Rachel Joyce - The Unlikely Pilgrimage of Harold Fry

 Reviewed live on bookshow by Ro Bennett 11th April 2013.
 
This book was long-listed for the Man Booker Prize in 201.2 and had 932 reviews on Amazon.

Harold Fry is a recently retired accountant.  A very ordinary and unassuming man, he and his wife Maureen are in a tired and empty marriage. One April morning Harold receives a letter from a former colleague, Queenie Hennessy, to tell him that she is suffering from terminal cancer in a nursing home in Berwick-on-Tweed. They have not been in contact for twenty years. 

Harold writes Queenie a letter and sets out to post it, but for some reason he doesn't quite understand, when he gets to the post box he just keeps walking. Somehow the posting of this letter seems inadequate. Harold phones the hospice  and asks the staff to tell Queenie to hang on until he gets there - he’s on his way. Thus begins the long walk of over 600 miles in an effort to save Queenie’s life and right a wrong.  As he trudges the miles and reflects, Harold struggles to make sense of his life.  He looks for some hope and optimism and humanity throughout his journey.

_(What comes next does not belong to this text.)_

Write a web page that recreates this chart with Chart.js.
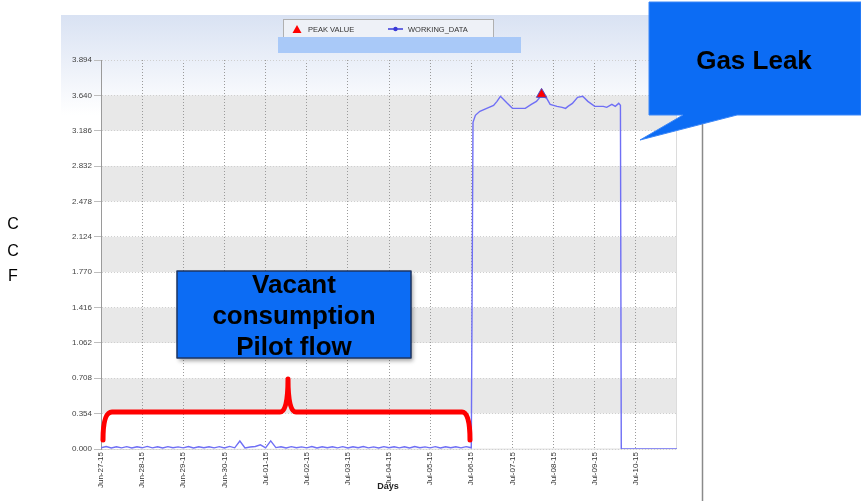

Absence from her husband also causes Maureen to reassess her life and their marital situation. As the story develops, Harold’s relationship with  Maureen and their son David is disclosed and the reader discovers the part Queenie played in his life and how it all intertwined. 

This was a gentle amble of a read but with a a touch of cynicism and a bit of an unexpected bite. On the whole I liked it, but I did find bits of it a tad tedious and parts of the book were rather drawn out and unnecessary. I didn’t find it credible that a generally inactive, retired gentleman could walk such a distance in inadequate clothing and wearing deck shoes which were eventually held together with duck tape. Or continue to walk, despite what seems like a serious calf muscle injury and bleeding blisters, whilst sleeping rough and surviving on what he could forage... However I grew to like Harold as a character and was interested to see how it would all end. 

The reviews were mostly positive but I could empathise as well with the ones who wrote:

Like Queenie, I nearly lost the will to live as well while reading this tedious tale.
and: 
Tedious.  A great advert for train travel!